Ce n’est pas du monitoring actif, mais passif. S’il y a des carcasses d’animaux qui comportent certaines caractéristiques, on prend des échantillons génétiques et puis on les envoie au laboratoire (NDLR : l’Institut Senckenberg de Gelnhausen, en Allemagne, le laboratoire de référence dans ce domaine), comme nous l’avons fait pour l’affaire de Dahl.
Mais il ne faut pas oublier qu’il y a aussi beaucoup de dégâts causés aux moutons par des chiens domestiques. Cela arrive régulièrement, mais on en parle peu, cela ne semble intéresser ni la presse ni les gens. C’est un peu un sujet tabou. Effectivement, le loup prend un petit peu de brebis, mais les chiens aussi.
Ce traitement médiatique joue-t-il en défaveur du loup?
Si on lit les journaux, le loup mange à 100 % des moutons. Pourquoi? Parce que le mouton a un propriétaire, donc quelqu’un le trouve, alors que le loup mange bien plus de proies sauvages. Logiquement, cela n’apparaît pas dans les médias et donne une image complètement fausse du régime alimentaire du loup. Il y a de nouveaux chiffres publiés qui parlent du nombre d’animaux d’élevage pris par des loups en Europe. En un an, c’est 56 000 animaux, pour 22 000 loups. Cela fait environ trois animaux par loup et par an. Bien sûr qu’il ne peut survivre qu’avec cela. Et puis, l’Europe compte 279 millions d’animaux d’élevage, donc ce qui est pris par les loups ne représente qu’environ 0,02 %.
Oubliez tout ce que vous savez du loup
Quelle est la position du public qui vient à vos conférences?

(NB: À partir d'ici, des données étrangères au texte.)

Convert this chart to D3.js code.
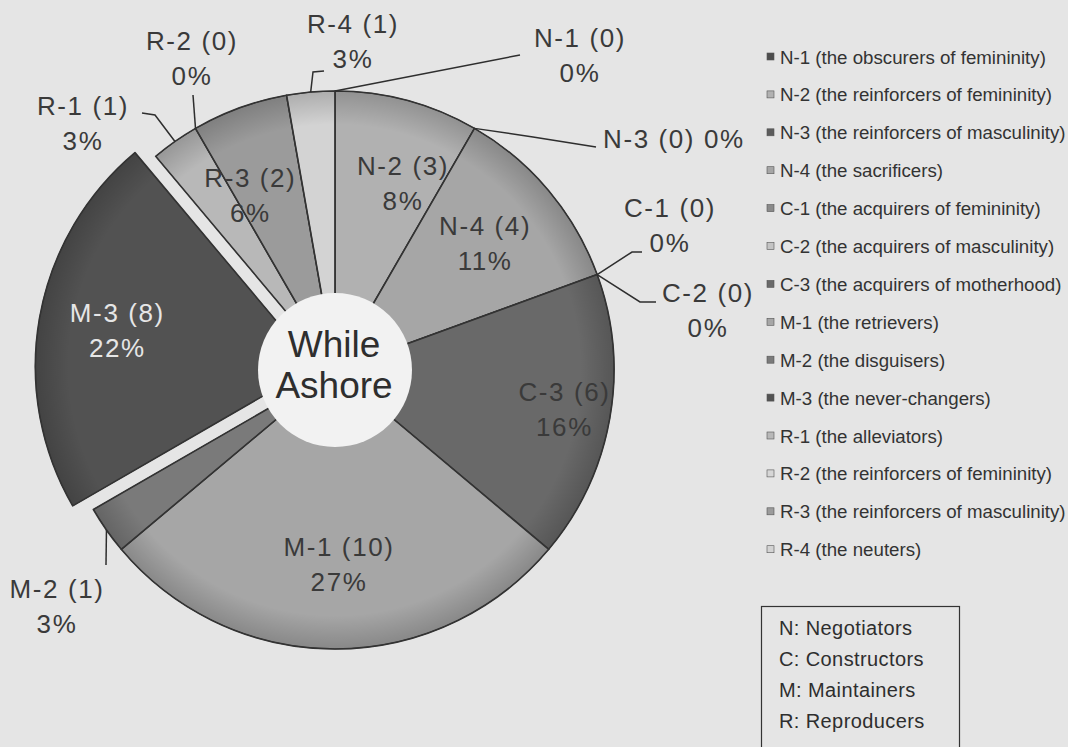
<!DOCTYPE html>
<html>
<head>
<meta charset="utf-8">
<script src="https://cdn.jsdelivr.net/npm/d3@7"></script>
<style>
  html, body { margin: 0; padding: 0; background: #e5e5e5; }
  svg { display: block; }
  text { font-family: "Liberation Sans", Arial, sans-serif; }
</style>
</head>
<body>
<svg id="chart" width="1068" height="747"></svg>
<script>
// Role types and how many participants fall in each (while ashore)
const codes = ["N-1","N-2","N-3","N-4","C-1","C-2","C-3","M-1","M-2","M-3","R-1","R-2","R-3","R-4"];
const names = [
  "the obscurers of femininity", "the reinforcers of femininity", "the reinforcers of masculinity",
  "the sacrificers", "the acquirers of femininity", "the acquirers of masculinity",
  "the acquirers of motherhood", "the retrievers", "the disguisers", "the never-changers",
  "the alleviators", "the reinforcers of femininity", "the reinforcers of masculinity", "the neuters"
];
const counts = [0, 3, 0, 4, 0, 0, 6, 10, 1, 8, 1, 0, 2, 1];
const percentLabels = ["0%","8%","0%","11%","0%","0%","16%","27%","3%","22%","3%","0%","6%","3%"];
const groupKey = ["N: Negotiators", "C: Constructors", "M: Maintainers", "R: Reproducers"];
const centreTitle = ["While", "Ashore"];

// Grey shades per role
const shades = ["#4d4d4d","#b1b1b1","#5c5c5c","#a6a6a6","#8a8a8a","#c4c4c4","#696969",
                "#a6a6a6","#7a7a7a","#525252","#b8b8b8","#d6d6d6","#9b9b9b","#d3d3d3"];

const svg = d3.select("#chart");
const cx = 335, cy = 370, R = 279, hole = 77;
const explodeCode = "M-3", explodeDist = 21;

const color = d3.scaleOrdinal().domain(codes).range(shades);
const data = codes.map((c, i) => ({ code: c, name: names[i], value: counts[i], pct: percentLabels[i] }));
const pie = d3.pie().value(d => d.value).sort(null);
const arcs = pie(data);
const arc = d3.arc().innerRadius(0).outerRadius(R);

// point on a circle of radius r at pie angle a (clockwise from 12 o'clock)
const at = (a, r) => [cx + r * Math.sin(a), cy - r * Math.cos(a)];
const mid = d => (d.startAngle + d.endAngle) / 2;
const offset = d => d.data.code === explodeCode ? at(mid(d), explodeDist).map((v, i) => v - (i ? cy : cx)) : [0, 0];

// subtle darkening towards the rim, like a bevelled pie
const defs = svg.append("defs");
const rim = defs.append("radialGradient").attr("id", "rim")
  .attr("gradientUnits", "userSpaceOnUse").attr("cx", 0).attr("cy", 0).attr("r", R);
rim.append("stop").attr("offset", "0.88").attr("stop-color", "#000").attr("stop-opacity", 0);
rim.append("stop").attr("offset", "1").attr("stop-color", "#000").attr("stop-opacity", 0.18);

const slices = svg.append("g").attr("transform", `translate(${cx},${cy})`);
const sl = slices.selectAll("g.slice").data(arcs.filter(d => d.value > 0)).join("g")
  .attr("class", "slice")
  .attr("transform", d => { const o = offset(d); return `translate(${o[0]},${o[1]})`; });
sl.append("path").attr("d", arc).attr("fill", d => color(d.data.code))
  .attr("stroke", "#444").attr("stroke-width", 1);
sl.append("path").attr("d", arc).attr("fill", "url(#rim)").attr("stroke", "#333").attr("stroke-width", 1.6)
  .attr("stroke-linejoin", "round");

// centre disc with the title
svg.append("circle").attr("cx", cx).attr("cy", cy).attr("r", hole).attr("fill", "#f2f2f2");
svg.append("g").selectAll("text").data(centreTitle).join("text")
  .attr("x", cx - 1).attr("y", (d, i) => 357 + i * 41)
  .attr("text-anchor", "middle").attr("font-size", 37).attr("fill", "#2e2e2e").text(d => d);

// label placement: inside labels sit on a ring, outside ones carry a leader line
const inside = {
  "N-2": { r: 197, dx: 17, dy: 5 },
  "N-4": { r: 196, dx: 0, dy: 0 },
  "C-3": { r: 233, dx: 0, dy: 0 },
  "M-1": { r: 195, dx: 4, dy: 0 },
  "M-3": { r: 200, dx: 0, dy: 0, light: true },
  "R-3": { r: 195, dx: -18, dy: 10 }
};
const outside = {
  "R-4": { tx: 353, ty: 33, bend: [[313, 72], [324, 71]] },
  "N-1": { tx: 580, ty: 47, bend: [[520, 55]] },
  "N-3": { tx: 603, ty: 148, single: true, anchor: "start", bend: [[533, 137], [596, 147]] },
  "C-1": { tx: 670, ty: 217, bend: [[632, 252], [642, 252]] },
  "C-2": { tx: 708, ty: 302, bend: [[640, 302], [656, 302]] },
  "M-2": { tx: 57, ty: 598, bend: [[106, 565]] },
  "R-1": { tx: 83, ty: 115, bend: [[155, 115], [142, 113]] },
  "R-2": { tx: 192, ty: 50, bend: [[193, 95]] }
};
const lineGap = 35;
const labelFont = 26, labelSpacing = 1.6;

const labels = svg.append("g").attr("fill", "#3a3a3a").attr("font-size", labelFont)
  .attr("letter-spacing", labelSpacing);

arcs.forEach(d => {
  const code = d.data.code;
  const head = `${code} (${d.data.value})`;
  if (inside[code]) {
    const p = inside[code], o = offset(d);
    const c = at(mid(d), p.r);
    const x = c[0] + p.dx + o[0], y = c[1] + p.dy + o[1];
    const t = labels.append("text").attr("text-anchor", "middle")
      .attr("fill", p.light ? "#e6e6e6" : "#3a3a3a");
    t.append("tspan").attr("x", x).attr("y", y - lineGap / 2 + 8).text(head);
    t.append("tspan").attr("x", x).attr("y", y + lineGap / 2 + 8).text(d.data.pct);
  } else if (outside[code]) {
    const p = outside[code];
    const start = at(mid(d), R);
    svg.append("polyline")
      .attr("points", [start].concat(p.bend).map(q => q.join(",")).join(" "))
      .attr("fill", "none").attr("stroke", "#2e2e2e").attr("stroke-width", 1.5);
    const t = labels.append("text").attr("text-anchor", p.anchor || "middle");
    if (p.single) {
      t.append("tspan").attr("x", p.tx).attr("y", p.ty).text(`${head} ${d.data.pct}`);
    } else {
      t.append("tspan").attr("x", p.tx).attr("y", p.ty).text(head);
      t.append("tspan").attr("x", p.tx).attr("y", p.ty + lineGap).text(d.data.pct);
    }
  }
});

// series legend
const legend = svg.append("g").attr("transform", "translate(767,57)");
const rowH = 37.9;
const item = legend.selectAll("g").data(data).join("g")
  .attr("transform", (d, i) => `translate(0,${i * rowH})`);
item.append("rect").attr("x", 0).attr("y", -4).attr("width", 7).attr("height", 7)
  .attr("fill", d => color(d.code)).attr("stroke", "#555").attr("stroke-width", 0.6);
item.append("text").attr("x", 13).attr("y", 6.5).attr("font-size", 18.7).attr("fill", "#333")
  .text(d => `${d.code} (${d.name})`);

// group key box
const key = svg.append("g");
key.append("rect").attr("x", 761.5).attr("y", 606.5).attr("width", 198).attr("height", 160)
  .attr("fill", "none").attr("stroke", "#333").attr("stroke-width", 1.2);
key.selectAll("text").data(groupKey).join("text")
  .attr("x", 779).attr("y", (d, i) => 635 + i * 31).attr("font-size", 20)
  .attr("letter-spacing", 0.4).attr("fill", "#2e2e2e").text(d => d);
</script>
</body>
</html>
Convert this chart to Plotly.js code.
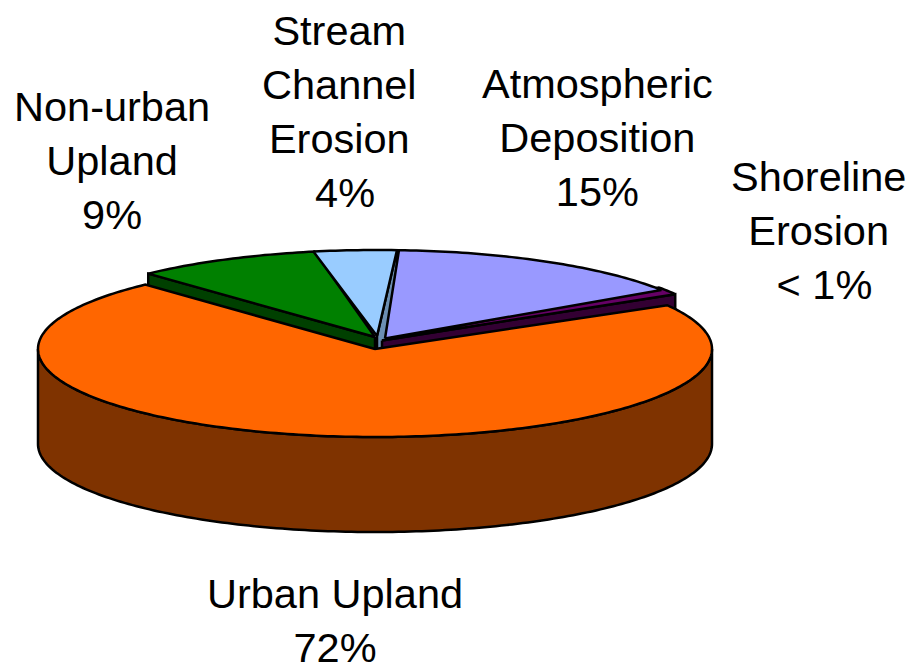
<!DOCTYPE html>
<html>
<head>
<meta charset="utf-8">
<script src="https://cdn.plot.ly/plotly-3.0.1.min.js"></script>
<style>html,body{margin:0;padding:0;background:#fff}#chart{width:911px;height:664px}</style>
</head>
<body>
<div id="chart"></div>
<script>
// Data
var categories = ["Atmospheric Deposition", "Shoreline Erosion", "Urban Upland", "Non-urban Upland", "Stream Channel Erosion"];
var values = [15, 0.9, 72, 9, 4];
var labelTexts = [
  "Atmospheric<br>Deposition<br>15%",
  "Shoreline<br>Erosion<br>&nbsp;< 1%",
  "Urban Upland<br>72%",
  "Non-urban<br>Upland<br>9%",
  "Stream<br>Channel<br>Erosion<br>&nbsp;4%"
];
var topColors = ["#9999FF", "#660066", "#FF6600", "#008000", "#99CCFF"];
var sideColors = ["#4D4D80", "#330033", "#7F3300", "#004000", "#6C8FB3"];

// Projection of the tilted pie onto the page
var startAngle = 3.4, rx = 337, ry = 88, depth = 95;
var centers = [[385, 338.5], [382, 340.5], [375, 349], [375, 337], [377, 336]];
var centerRim = [[379, 338], [383, 338], [375, 349], [378, 338], [377, 338]];
var labelX = [597, 818, 335, 112, 339];
var labelY = [137, 230, 620.5, 160, 111.5];

var total = values.reduce(function (a, b) { return a + b; }, 0);
var bounds = [startAngle];
values.forEach(function (v, i) { bounds.push(bounds[i] + v / total * 360); });

function rim(i, t) {
  var r = t * Math.PI / 180;
  return [centerRim[i][0] + rx * Math.sin(r), centerRim[i][1] - ry * Math.cos(r)];
}
function poly(points, fill) {
  var xs = points.map(function (p) { return p[0]; });
  var ys = points.map(function (p) { return p[1]; });
  xs.push(xs[0]); ys.push(ys[0]);
  return { type: "scatter", mode: "lines", x: xs, y: ys, fill: "toself", fillcolor: fill,
           line: { color: "#000", width: 2.5, simplify: false }, hoverinfo: "skip", showlegend: false };
}
function topFace(i, lead) {
  var pts = [centers[i]], t0 = bounds[i] - (lead || 0), t1 = bounds[i + 1];
  var n = Math.max(2, Math.ceil(t1 - t0));
  for (var k = 0; k <= n; k++) pts.push(rim(i, t0 + (t1 - t0) * k / n));
  return poly(pts, topColors[i]);
}
function cutFace(i, t) {
  var a = centers[i], b = rim(i, t);
  return poly([a, b, [b[0], b[1] + depth], [a[0], a[1] + depth]], sideColors[i]);
}
function outerWall(i, t0, t1) {
  var up = [], down = [], n = Math.ceil(t1 - t0);
  for (var k = 0; k <= n; k++) {
    var p = rim(i, t0 + (t1 - t0) * k / n);
    up.push(p);
    down.unshift([p[0], p[1] + depth]);
  }
  return poly(up.concat(down), sideColors[i]);
}

var traces = [
  cutFace(3, bounds[3]),
  cutFace(4, bounds[5]),
  cutFace(1, bounds[2]),
  topFace(3),
  topFace(4),
  topFace(1, 2),
  topFace(0),
  outerWall(2, 90, 270),
  topFace(2)
];

var annotations = labelTexts.map(function (txt, i) {
  return { x: labelX[i], y: labelY[i], xref: "x", yref: "y", text: txt, showarrow: false,
           xanchor: "center", yanchor: "middle", align: "center",
           font: { family: "Liberation Sans, Arial, sans-serif", size: 41.5, color: "#000" } };
});

var hidden = { visible: false, fixedrange: true };
Plotly.newPlot("chart", traces, {
  width: 911, height: 664,
  margin: { l: 0, r: 0, t: 0, b: 0 },
  paper_bgcolor: "#fff", plot_bgcolor: "#fff",
  showlegend: false,
  xaxis: Object.assign({ range: [0, 911] }, hidden),
  yaxis: Object.assign({ range: [664, 0] }, hidden),
  annotations: annotations
}, { displayModeBar: false, staticPlot: true });
</script>
</body>
</html>
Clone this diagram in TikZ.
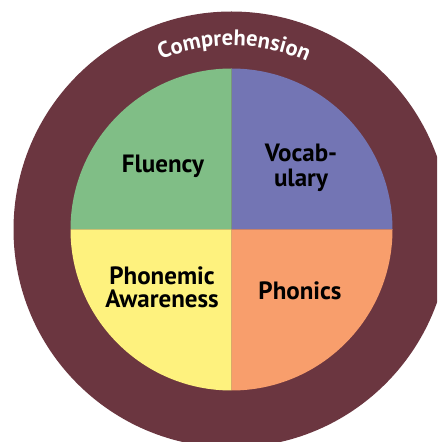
\documentclass[tikz,border=0pt]{standalone}
\usepackage{fontspec}
\setmainfont{PT Sans}
\newfontfamily\labfont{PT Sans}[BoldFont={PT Sans Bold}]
\newfontfamily\compfont{PT Sans Bold}
\usetikzlibrary{decorations.text}
\definecolor{maroon}{RGB}{107,54,64}
\definecolor{qgreen}{RGB}{128,190,134}
\definecolor{qblue}{RGB}{115,117,180}
\definecolor{qyellow}{RGB}{254,242,126}
\definecolor{qorange}{RGB}{248,158,108}
\tikzset{
  lab/.style={anchor=base, inner sep=0pt, text=black, font=\labfont\bfseries\fontsize{25}{27}\selectfont},
}
\begin{document}
\begin{tikzpicture}[x=1pt,y=1pt]
\useasboundingbox (0,0) rectangle (437,442);
\clip (0,0) rectangle (437,442);
\fill[white] (0,0) rectangle (437,442);
\coordinate (c) at (231.5,212.5);
\fill[maroon] (c) circle (218);
\fill[qblue] (c) -- ++(161,0) arc (0:90:161) -- cycle;
\fill[qgreen] (c) -- ++(0,161) arc (90:180:161) -- cycle;
\fill[qyellow] (c) -- ++(-161,0) arc (180:270:161) -- cycle;
\fill[qorange] (c) -- ++(0,-161) arc (270:360:161) -- cycle;
\path[decorate, decoration={text along path, text align=center,
  text={|\compfont\fontsize{22.5}{22.5}\selectfont\color{white}|Comprehension}}]
  (c) ++(150:184) arc (150:28.4:184);
\node[lab] (flu) at (163,269) {Fluency};
\node[lab] (voc1) at (301,280) {Vocab-};
\node[lab] (voc2) at (301,255) {ulary};
\node[lab] (pho1) at (162,157) {Phonemic};
\node[lab] (pho2) at (162,134) {Awareness};
\node[lab] (phn) at (300,142) {Phonics};
\end{tikzpicture}
\end{document}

J’en ai fait une trentaine depuis 2015 et il y a toujours un peu de tout. Il y a des chasseurs, des éleveurs, des habitants. Il y a des gens qui se disent contre ou pour, mais je n’aime pas cette approche. J’essaye toujours de dire aux gens : « oubliez tout ce que vous savez du loup et repartez de zéro avec ma conférence« . Après, vous décidez si vous repartez, ou non, avec une nouvelle approche plus grise. Sinon, c’est très relax et les gens ont beaucoup de questions. Parfois, après l’exposé d’une heure, on a encore des sessions de questions-réponses d’une heure et demie.
Conférence gratuite et ouverte à tous ce soir à 19 h 30 au Theatersall, campus scolaire, 13, Nacherwee, L-9644 Dahl.